Perhaps the most deeply theoretically engaged of the essays is Conn Holohan’s assured examination of home and space in Irish cinema, coming as it does at the reappearance of the phenomenon of emigration post-2008. He puts the spotlight again on the key concepts “home-space” and “belonging” for a country whose transnational status is deeply imbricated in the cultural memory of Irish people and whose sense of self is based on the default setting of dislocation. In one of the essays that directly addresses class in the book, Jenny Knell’s essay examines representations of gangland Dublin in relation to gender and space in a clutch of films from the late-1990s to 2003, in the rising “boom” years of Ireland’s economic expansion. Knell’s essay focuses on gendered social mobility in relation to space – spatial locations in and around the city; domestic locations and their interior spaces – noting the resilience of entrenched stereotypes of criminalized (working) classes and women within neo-conservative middle-classes (2015: 33).

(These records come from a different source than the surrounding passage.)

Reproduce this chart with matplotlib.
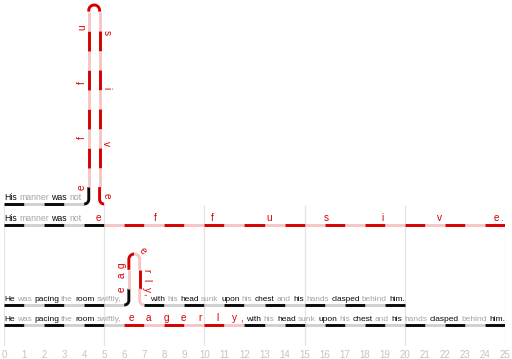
import numpy as np
import matplotlib
matplotlib.use("Agg")
import matplotlib.pyplot as plt

# sentence 1
s1_words = ["His", "manner", "was", "not"]
s1_letters = list("effusive")
s1_letter_s = [4.7, 7.54, 10.38, 13.22, 16.06, 18.9, 21.74, 24.58]
s1_loop_s = [5.0, 7.54, 10.38, 13.22, 16.06, 18.9, 21.74, 24.45]
s1_end = ".", 24.85

# sentence 2
s2_head = ["He", "was", "pacing", "the", "room", "swiftly,"]
s2_tail = ["with", "his", "head", "sunk", "upon", "his", "chest", "and",
           "his", "hands", "clasped", "behind", "him."]
s2_letters = list("eagerly")
s2_letter_s = [6.37, 7.22, 8.08, 8.93, 9.79, 10.64, 11.5]
s2_loop_s = [6.96, 7.71, 8.26, 9.23, 10.03, 10.53, 11.03]
s2_end = ",", 11.86
s2_loop_end = ",", 11.3

n_units = 25
ticks = list(range(0, 26))

PX = 501 / 25.0
BLACK, GRAY = "#0a0a0a", "#d0d0d0"
RED, PINK = "#d40000", "#f6c6c6"
WORDGRAY = "#a4a4a4"
R1, R2 = 0.23, 0.27
FONT = "Liberation Sans"

fig = plt.figure(figsize=(5.12, 3.59), dpi=100)
ax = fig.add_axes([4 / 512, 13 / 359, 501 / 512, 346 / 359])
ax.set_xlim(0, 25)
ax.set_ylim(346 / PX, 0)
renderer = fig.canvas.get_renderer()


def point(s, fold):
    # position (x, height) and tangent angle at arc length s
    if fold is None or s <= fold[0]:
        return s, 0.0, 0.0
    a, L, H = fold
    if s >= a + L:
        return s - L + 2 * (R1 + R2), 0.0, 0.0
    q1 = np.pi / 2 * R1
    v = H - R1 - R2
    q2 = np.pi * R2
    P = 2 * q1 + 2 * v + q2
    u = (s - a) * P / L
    if u < q1:
        p = u / R1
        return a + R1 * np.sin(p), R1 - R1 * np.cos(p), p
    if u < q1 + v:
        return a + R1, R1 + (u - q1), np.pi / 2
    if u < q1 + v + q2:
        p = (u - q1 - v) / R2
        cx, ch = a + R1 + R2, R1 + v
        return cx - R2 * np.cos(p), ch + R2 * np.sin(p), np.pi / 2 - p
    if u < q1 + 2 * v + q2:
        w = u - q1 - v - q2
        return a + R1 + 2 * R2, R1 + v - w, -np.pi / 2
    p = min((u - q1 - 2 * v - q2) / R1, np.pi / 2)
    cx = a + 2 * R1 + 2 * R2
    return cx - R1 * np.cos(p), R1 - R1 * np.sin(p), p - np.pi / 2


def draw_line(y0, fold, hl):
    for k in range(n_units):
        ss = np.linspace(k, k + 1, 40)
        pts = [point(s, fold) for s in ss]
        xs = [p[0] for p in pts]
        ys = [y0 - p[1] for p in pts]
        if hl[0] <= k < hl[1]:
            c = RED if k % 2 == 0 else PINK
        else:
            c = BLACK if k % 2 == 0 else GRAY
        ax.plot(xs, ys, color=c, lw=2.1, solid_capstyle="butt", zorder=2)


def draw_letters(y0, fold, letters, spos):
    for ch, s in zip(letters, spos):
        x, h, th = point(s, fold)
        off = 0.34
        lx = x - off * np.sin(th)
        lh = h + off * np.cos(th)
        ax.text(lx, y0 - lh, ch, color=RED, fontsize=7.2, ha="center", va="center",
                rotation=np.degrees(th), rotation_mode="anchor", family=FONT, zorder=3)


def fit_size(words, x0, x1):
    # font size at which the phrase fills its span
    t = ax.text(0, 0, " ".join(words), fontsize=10, family=FONT)
    w = t.get_window_extent(renderer).width / PX
    t.remove()
    return min(10 * (x1 - x0) / w, 6.9)


def put_words(words, x0, x1, y0):
    fs = fit_size(words, x0, x1)
    texts = [ax.text(x0, y0 - 0.18, w, fontsize=fs, family=FONT,
                     color=BLACK if i % 2 == 0 else WORDGRAY, va="baseline", zorder=3)
             for i, w in enumerate(words)]
    widths = [t.get_window_extent(renderer).width / PX for t in texts]
    gap = (x1 - x0 - sum(widths)) / (len(words) - 1)
    x = x0
    for t, w in zip(texts, widths):
        t.set_x(x)
        x += w + gap


yA, yB, yC, yD = 204 / PX, 225 / PX, 305 / PX, 325 / PX
foldA = (4, 21, 199 / PX)
foldC = (6, 6, 51 / PX)

# gridlines
ax.vlines(range(0, 26, 5), 205 / PX, 346 / PX, color="#e4e4e4", lw=0.9, zorder=1)

# row A: folded "effusive"
draw_line(yA, foldA, (5, 25))
put_words(s1_words, 0, 3.85, yA)
draw_letters(yA, foldA, s1_letters, s1_loop_s)

# row B: flat
draw_line(yB, None, (5, 25))
put_words(s1_words, 0, 3.85, yB)
draw_letters(yB, None, s1_letters + [s1_end[0]], s1_letter_s + [s1_end[1]])

# row C: folded "eagerly"
draw_line(yC, foldC, (7, 12))
put_words(s2_head, 0, 5.87, yC)
put_words(s2_tail, 7.3, 20.0, yC)
draw_letters(yC, foldC, s2_letters + [s2_loop_end[0]], s2_loop_s + [s2_loop_end[1]])

# row D: flat
draw_line(yD, None, (6, 12))
put_words(s2_head, 0, 5.87, yD)
put_words(s2_tail, 12.1, 25.0, yD)
draw_letters(yD, None, s2_letters + [s2_end[0]], s2_letter_s + [s2_end[1]])

ax.set_xticks(ticks)
ax.set_xticklabels([str(t) for t in ticks], family=FONT)
ax.set_yticks([])
ax.tick_params(axis="x", length=0, labelsize=7, labelcolor="#c4c4c4", pad=3)
for sp in ax.spines.values():
    sp.set_visible(False)

fig.savefig("out.png", dpi=100)
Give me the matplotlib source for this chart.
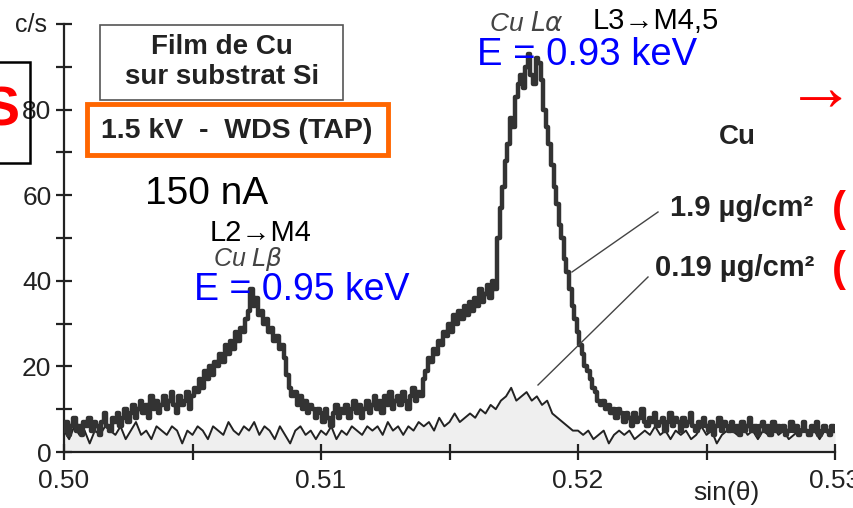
import numpy as np
import matplotlib
matplotlib.use('Agg')
import matplotlib.pyplot as plt
from matplotlib.patches import Rectangle
from matplotlib.lines import Line2D

plt.rcParams['font.family'] = ['Liberation Sans', 'DejaVu Sans']

# x range of the scan (sin theta)
x_start, x_stop = 0.500, 0.530

# Cu film 1.9 ug/cm2, one value per 0.0001 step of sin(theta)
thick_counts = [
    5, 7, 4, 6, 8, 5, 6, 4, 7, 6,
    8, 5, 7, 6, 4, 7, 9, 6, 5, 8,
    7, 9, 6, 8, 10, 7, 9, 11, 8, 10,
    12, 9, 11, 8, 13, 10, 12, 9, 11, 13,
    10, 12, 14, 11, 9, 13, 11, 12, 14, 10,
    13, 15, 14, 17, 15, 19, 17, 20, 18, 21,
    20, 23, 21, 25, 23, 26, 24, 28, 26, 29,
    28, 31, 33, 38, 34, 36, 32, 33, 30, 31,
    28, 29, 26, 27, 24, 25, 22, 18, 15, 13,
    14, 11, 13, 10, 12, 9, 11, 10, 8, 10,
    9, 7, 10, 8, 6, 9, 11, 8, 10, 9,
    11, 8, 10, 12, 9, 11, 8, 10, 12, 9,
    11, 13, 10, 12, 9, 13, 11, 14, 10, 12,
    13, 11, 14, 12, 10, 13, 15, 12, 14, 13,
    17, 19, 22, 21, 24, 23, 26, 25, 28, 27,
    30, 28, 32, 30, 33, 31, 34, 32, 35, 33,
    36, 34, 38, 35, 37, 39, 36, 40, 38, 50,
    57, 62, 68, 72, 78, 76, 83, 86, 88, 85,
    90, 93, 88, 86, 92, 91, 87, 80, 76, 72,
    67, 62, 58, 53, 50, 45, 42, 38, 34, 31,
    28, 25, 23, 20, 19, 17, 15, 14, 12, 11,
    12, 10, 11, 9, 10, 8, 10, 9, 7, 9,
    8, 6, 9, 7, 8, 10, 7, 6, 8, 7,
    9, 6, 7, 8, 5, 7, 9, 6, 8, 7,
    5, 8, 6, 7, 9, 6, 5, 7, 6, 8,
    6, 5, 7, 4, 6, 8, 5, 7, 6, 5,
    7, 5, 6, 4, 7, 5, 6, 8, 5, 6,
    4, 6, 7, 5, 6, 4, 7, 5, 6, 5,
    6, 4, 5, 7, 5, 6, 4, 5, 7, 5,
    4, 6, 5, 7, 4, 5, 6, 5, 4, 6, 5,
]

# Cu film 0.19 ug/cm2, one value per 0.0002 step
thin_counts = [
    5, 3, 6, 4, 5, 2, 5, 4, 6, 5,
    4, 6, 3, 5, 7, 4, 5, 3, 6, 5,
    4, 6, 5, 2, 5, 4, 6, 5, 3, 6,
    5, 4, 7, 5, 4, 6, 5, 7, 4, 6,
    5, 3, 6, 4, 2, 5, 6, 4, 5, 3,
    5, 4, 6, 3, 5, 4, 6, 5, 4, 6,
    5, 6, 4, 7, 5, 6, 4, 6, 5, 7,
    6, 7, 5, 8, 6, 7, 9, 7, 8, 9,
    8, 10, 9, 11, 10, 12, 13, 15, 12, 13,
    14, 12, 13, 11, 12, 9, 8, 7, 6, 5,
    5, 4, 5, 3, 4, 5, 2, 4, 5, 4,
    5, 3, 4, 5, 4, 6, 4, 5, 3, 5,
    4, 5, 3, 4, 6, 4, 5, 2, 4, 5,
    5, 4, 6, 4, 5, 3, 5, 4, 6, 4,
    5, 3, 4, 5, 6, 4, 5, 3, 5, 4, 5,
]

x_thick = np.linspace(x_start, x_stop, len(thick_counts))
x_thin = np.linspace(x_start, x_stop, len(thin_counts))

xticks = [0.50, 0.51, 0.52, 0.53]
xtick_labels = ['0.50', '0.51', '0.52', '0.53']
yticks = [0, 20, 40, 60, 80]

W, H = 854, 508
fig = plt.figure(figsize=(W / 100, H / 100), dpi=100)
ax = fig.add_axes([64 / W, 1 - 452 / H, (835 - 64) / W, (452 - 24) / H])


def fx(px):
    return px / W


def fy(py):
    return 1 - py / H


ax.fill_between(x_thin, 0, thin_counts, color='#efefef', lw=0, zorder=1)
ax.plot(x_thin, thin_counts, color='#222222', lw=1.4, zorder=2)
ax.plot(x_thick, thick_counts, color='#333333', lw=3.2, drawstyle='steps-mid', zorder=3)

ax.set_xlim(x_start, x_stop)
ax.set_ylim(0, 100)
for s in ['top', 'right']:
    ax.spines[s].set_visible(False)
for s in ['left', 'bottom']:
    ax.spines[s].set_linewidth(1.6)
    ax.spines[s].set_color('#222222')

ax.set_xticks(xticks)
ax.set_xticklabels(xtick_labels)
ax.set_xticks([0.505, 0.515, 0.525], minor=True)
ax.set_yticks(yticks)
ax.set_yticks([10, 30, 50, 70, 90, 100], minor=True)
ax.tick_params(which='both', direction='inout', length=12, width=1.6, color='#222222',
               labelsize=19, labelcolor='#222222')
ax.tick_params(axis='x', pad=6)
ax.tick_params(axis='y', pad=3)

fig.text(fx(15), fy(25), 'c/s', fontsize=18, color='#222222', va='center')
fig.text(fx(760), fy(493), 'sin(θ)', fontsize=19, color='#222222', ha='right', va='center')

# boxes
fig.patches.append(Rectangle((fx(100), fy(100)), fx(343) - fx(100), fy(25) - fy(100),
                             transform=fig.transFigure, fill=False, ec='#555555', lw=1.2))
fig.text(fx(222), fy(62), 'Film de Cu\nsur substrat Si', fontsize=20, fontweight='bold',
         color='#222222', ha='center', va='center', linespacing=1.25)
fig.patches.append(Rectangle((fx(87), fy(155)), fx(388) - fx(87), fy(104) - fy(155),
                             transform=fig.transFigure, fill=True, fc='white',
                             ec='#ff6600', lw=3.5))
fig.text(fx(237), fy(131), '1.5 kV  -  WDS (TAP)', fontsize=20.5, fontweight='bold',
         color='#222222', ha='center', va='center')

fig.text(fx(145), fy(194), '150 nA', fontsize=28, color='black', va='center')

# peak labels
fig.text(fx(489), fy(24), r'Cu $L\alpha$', fontsize=19, style='italic', color='#444444', va='center')
fig.text(fx(593), fy(21), 'L3→M4,5', fontsize=21, color='black', va='center')
fig.text(fx(477), fy(55), 'E = 0.93 keV', fontsize=27.5, color='#0000ff', va='center')

fig.text(fx(210), fy(233), 'L2→M4', fontsize=21, color='black', va='center')
fig.text(fx(213), fy(259), r'Cu $L\beta$', fontsize=18, style='italic', color='#444444', va='center')
fig.text(fx(194), fy(290), 'E = 0.95 keV', fontsize=27, color='#0000ff', va='center')

fig.text(fx(719), fy(137), 'Cu', fontsize=20, fontweight='bold', color='#222222', va='center')
fig.text(fx(670), fy(208), '1.9 µg/cm²', fontsize=21, fontweight='bold', color='#222222', va='center')
fig.text(fx(655), fy(268), '0.19 µg/cm²', fontsize=21, fontweight='bold', color='#222222', va='center')
fig.lines.append(Line2D([fx(658), fx(572)], [fy(212), fy(272)], transform=fig.transFigure,
                        color='#444444', lw=1))
fig.lines.append(Line2D([fx(648), fx(538)], [fy(277), fy(385)], transform=fig.transFigure,
                        color='#444444', lw=1))

# pieces of the surrounding slide, cut by the frame
fig.patches.append(Rectangle((fx(-20), fy(163)), fx(30) + 20 / W, fy(62) - fy(163),
                             transform=fig.transFigure, fill=False, ec='black', lw=1.8))
fig.text(fx(-18), fy(112), 'S', fontsize=40, fontweight='bold', color='red', va='center')
fig.text(fx(786), fy(92), '→', fontsize=50, color='red', va='center')
fig.text(fx(832), fy(210), '(', fontsize=30, fontweight='bold', color='red', va='center')
fig.text(fx(832), fy(270), '(', fontsize=30, fontweight='bold', color='red', va='center')

fig.savefig('out.png', dpi=100)
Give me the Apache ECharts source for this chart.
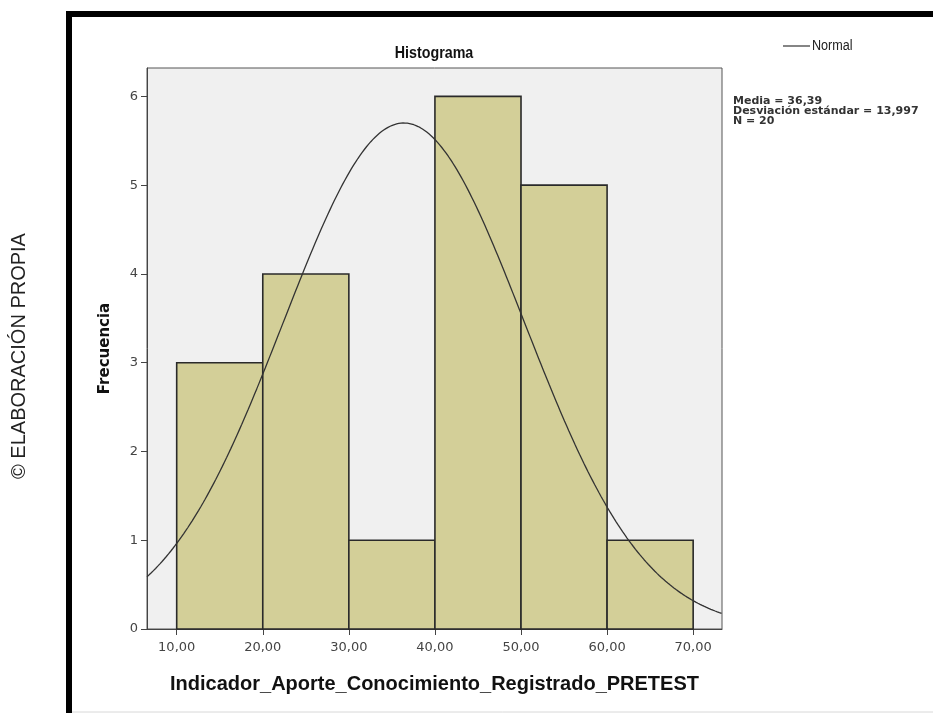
<!DOCTYPE html>
<html>
<head>
<meta charset="utf-8">
<script src="https://cdn.jsdelivr.net/npm/echarts@6/dist/echarts.min.js"></script>
<style>
  html, body { margin: 0; padding: 0; background: #ffffff; }
  #chart { width: 933px; height: 713px; }
</style>
</head>
<body>
<div id="chart"></div>
<script>
// Histogram bins (lower/upper edges) and their frequencies
const binStarts = [10, 20, 30, 40, 50, 60];
const binEnds   = [20, 30, 40, 50, 60, 70];
const binCounts = [3, 4, 1, 6, 5, 1];

// Tick values shown on each axis
const xTickValues = [10, 20, 30, 40, 50, 60, 70];
const yTickValues = [0, 1, 2, 3, 4, 5, 6];

// Summary statistics printed beside the plot
const sampleMean = 36.39;
const sampleSd = 13.997;
const sampleN = 20;
const binWidth = 10;

const xMin = 6.55, xMax = 73.35;
const yMin = 0, yMax = 6.32;

// Fitted normal curve, scaled to frequency counts per bin
const curveX = [];
for (let x = xMin; x <= xMax + 1e-9; x += 0.25) curveX.push(+x.toFixed(2));
const curveData = curveX.map(x => {
  const z = (x - sampleMean) / sampleSd;
  const y = sampleN * binWidth / (sampleSd * Math.sqrt(2 * Math.PI)) * Math.exp(-0.5 * z * z);
  return [x, y];
});

const barData = binStarts.map((s, i) => [s, binEnds[i], binCounts[i]]);

const fmt = v => v.toFixed(2).replace('.', ',');

const chart = echarts.init(document.getElementById('chart'), null, { renderer: 'canvas' });

chart.setOption({
  animation: false,
  backgroundColor: '#ffffff',
  grid: {
    left: 147, top: 68, right: 211, bottom: 84,
    show: true, backgroundColor: '#f0f0f0', borderColor: '#555', borderWidth: 1
  },
  xAxis: {
    type: 'value', min: xMin, max: xMax,
    name: 'Indicador_Aporte_Conocimiento_Registrado_PRETEST',
    nameLocation: 'middle', nameGap: 45,
    nameTextStyle: { fontFamily: 'Liberation Sans', fontSize: 20, fontWeight: 'bold', color: '#111' },
    axisLine: { show: true, lineStyle: { color: '#444', width: 1 } },
    axisTick: { show: true, length: 6, customValues: xTickValues, lineStyle: { color: '#444' } },
    axisLabel: {
      customValues: xTickValues, margin: 12, formatter: v => fmt(v),
      fontFamily: 'DejaVu Sans', fontSize: 13, color: '#444'
    },
    splitLine: { show: false }
  },
  yAxis: {
    type: 'value', min: yMin, max: yMax,
    name: 'Frecuencia', nameLocation: 'middle', nameGap: 34,
    nameTextStyle: { fontFamily: 'DejaVu Sans', fontSize: 15, fontWeight: 'bold', color: '#111' },
    axisLine: { show: true, lineStyle: { color: '#444', width: 1 } },
    axisTick: { show: true, length: 6, customValues: yTickValues, lineStyle: { color: '#444' } },
    axisLabel: {
      customValues: yTickValues, margin: 9,
      fontFamily: 'DejaVu Sans', fontSize: 13, color: '#444'
    },
    splitLine: { show: false }
  },
  series: [
    {
      type: 'custom',
      data: barData,
      renderItem: (params, api) => {
        const p0 = api.coord([api.value(0), 0]);
        const p1 = api.coord([api.value(1), api.value(2)]);
        return {
          type: 'rect',
          shape: { x: p0[0], y: p1[1], width: p1[0] - p0[0], height: p0[1] - p1[1] },
          style: { fill: '#d3cf98', stroke: '#2a2a2a', lineWidth: 1.6 }
        };
      },
      z: 2
    },
    {
      type: 'line',
      data: curveData,
      showSymbol: false,
      smooth: false,
      clip: true,
      lineStyle: { color: '#333', width: 1.3 },
      z: 3
    }
  ],
  graphic: [
    // outer frame (top and left)
    { type: 'rect', shape: { x: 66, y: 11, width: 867, height: 6 }, style: { fill: '#000' } },
    { type: 'rect', shape: { x: 66, y: 11, width: 6, height: 702 }, style: { fill: '#000' } },
    { type: 'line', shape: { x1: 72, y1: 712, x2: 933, y2: 712 }, style: { stroke: '#d8d8d8', lineWidth: 1 } },
    // chart title
    {
      type: 'text', x: 434, y: 53, scaleX: 0.84,
      style: {
        text: 'Histograma', fontFamily: 'Liberation Sans', fontSize: 17, fontWeight: 'bold',
        fill: '#111', align: 'center', verticalAlign: 'middle'
      }
    },
    // side caption
    {
      type: 'text', x: 19, y: 356, rotation: Math.PI / 2,
      style: {
        text: '© ELABORACIÓN PROPIA', fontFamily: 'Liberation Sans', fontSize: 20,
        fill: '#222', align: 'center', verticalAlign: 'middle'
      }
    },
    // legend
    { type: 'line', shape: { x1: 783, y1: 46, x2: 810, y2: 46 }, style: { stroke: '#333', lineWidth: 1.2 } },
    {
      type: 'text', x: 812, y: 46, scaleX: 0.9,
      style: {
        text: 'Normal', fontFamily: 'Liberation Sans', fontSize: 14,
        fill: '#222', verticalAlign: 'middle'
      }
    },
    // statistics block
    {
      type: 'text', x: 733, y: 96,
      style: {
        text: 'Media = ' + fmt(sampleMean) + '\nDesviación estándar = ' +
              sampleSd.toFixed(3).replace('.', ',') + '\nN = ' + sampleN,
        fontFamily: 'DejaVu Sans', fontSize: 11, fontWeight: 'bold', lineHeight: 10, fill: '#333'
      }
    }
  ]
});
</script>
</body>
</html>
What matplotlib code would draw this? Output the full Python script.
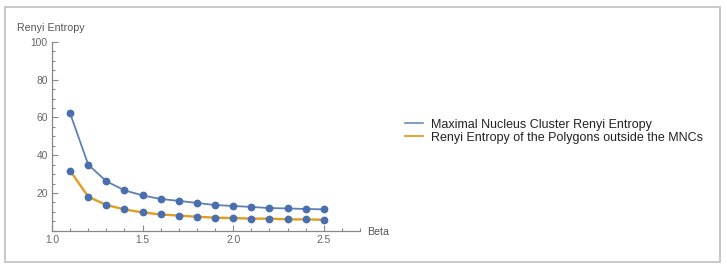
import matplotlib
matplotlib.use("Agg")
import matplotlib.pyplot as plt
from matplotlib.patches import Rectangle
from matplotlib.lines import Line2D
from matplotlib.ticker import MultipleLocator

plt.rcParams['font.family'] = ['Liberation Sans', 'DejaVu Sans']

beta = [1.1, 1.2, 1.3, 1.4, 1.5, 1.6, 1.7, 1.8, 1.9, 2.0, 2.1, 2.2, 2.3, 2.4, 2.5]
mnc_entropy = [62.2, 35.0, 26.2, 21.4, 18.7, 16.8, 15.8, 14.7, 13.6, 13.1, 12.6, 12.0, 11.8, 11.5, 11.3]
outside_entropy = [31.8, 18.0, 13.6, 11.3, 9.7, 8.6, 8.0, 7.4, 6.9, 6.7, 6.4, 6.4, 6.0, 6.0, 5.8]
series_labels = ["Maximal Nucleus Cluster Renyi Entropy",
                 "Renyi Entropy of the Polygons outside the MNCs"]
x_label = "Beta"
y_label = "Renyi Entropy"

W, H = 727, 268
fig = plt.figure(figsize=(W / 100, H / 100), dpi=100)
fig.patch.set_facecolor('white')

# outer frame
fig.patches.append(Rectangle((5 / W, 1 - 262 / H), 715 / W, 255 / H,
                             transform=fig.transFigure, fill=False,
                             edgecolor='#c4c4c4', linewidth=1.3))

ax = fig.add_axes([52 / W, 1 - 230.7 / H, (360 - 52) / W, (230.7 - 42) / H])
blue = '#5e81b5'
orange = '#e19c24'
marker_c = '#4a6fae'

ax.plot(beta, mnc_entropy, color=blue, lw=1.3, zorder=3)
ax.plot(beta, outside_entropy, color=orange, lw=1.7, zorder=3)
ax.plot(beta, mnc_entropy, 'o', color=marker_c, ms=4.6, zorder=4)
ax.plot(beta, outside_entropy, 'o', color=marker_c, ms=4.6, zorder=4)

ax.set_xlim(1.0, 2.7)
ax.set_ylim(0, 100)
for s in ['top', 'right']:
    ax.spines[s].set_visible(False)
for s in ['left', 'bottom']:
    ax.spines[s].set_color('#888888')
    ax.spines[s].set_linewidth(0.9)

ax.xaxis.set_minor_locator(MultipleLocator(0.1))
ax.yaxis.set_minor_locator(MultipleLocator(5))
ax.set_yticks([20, 40, 60, 80, 100])
ax.set_xticks([1.0, 1.5, 2.0, 2.5])
ax.set_xticklabels(['1.0', '1.5', '2.0', '2.5'])
ax.tick_params(which='both', direction='in', color='#888888', labelcolor='#666666',
               labelsize=7.4, width=0.8)
ax.tick_params(which='major', length=4, pad=3)
ax.tick_params(which='minor', length=2.2)
ax.patch.set_alpha(0)

fig.text(17 / W, 1 - 28 / H, y_label, ha='left', va='center', fontsize=7.7, color='#555555')
fig.text(367 / W, 1 - 232 / H, x_label, ha='left', va='center', fontsize=7.7, color='#555555')

handles = [Line2D([], [], color=blue, lw=1.1), Line2D([], [], color=orange, lw=1.3)]
leg = fig.legend(handles, series_labels, loc='upper left',
                 bbox_to_anchor=(405 / W, 1 - 118.5 / H), frameon=False,
                 fontsize=9, handlelength=1.45, handletextpad=0.62,
                 labelspacing=0.08, borderaxespad=0, borderpad=0)
for t in leg.get_texts():
    t.set_color('#222222')

fig.savefig('out.png', dpi=100)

Overall then, this book exemplifies what Monahan terms the potential value of ‘polyvocality and thematic variety’ in current criticism about Ireland and cinema. It is an excellent, well-produced and high quality companion to consider the field and what is possible for the creative, educative project envisaged by McLoone. The book’s contributors – many of them current doctoral students or early career researchers, globally spread – will perhaps form a third-Irish-wave of critics, commentators and educationalists. We will need them to digest and partake in contemporary debates about the decade that moved from Post-Troubles to the Celtic Tiger to the Crash and on into this officially-declared present moment of cinema and commemoration that sees the premieres of a living history docudrama A Terrible Beauty (Farrell 2016), Kevin McCann’s The Rising (2016) and the Notre-Dame led 1916: The Irish Rebellion (Collins/Magan 2016).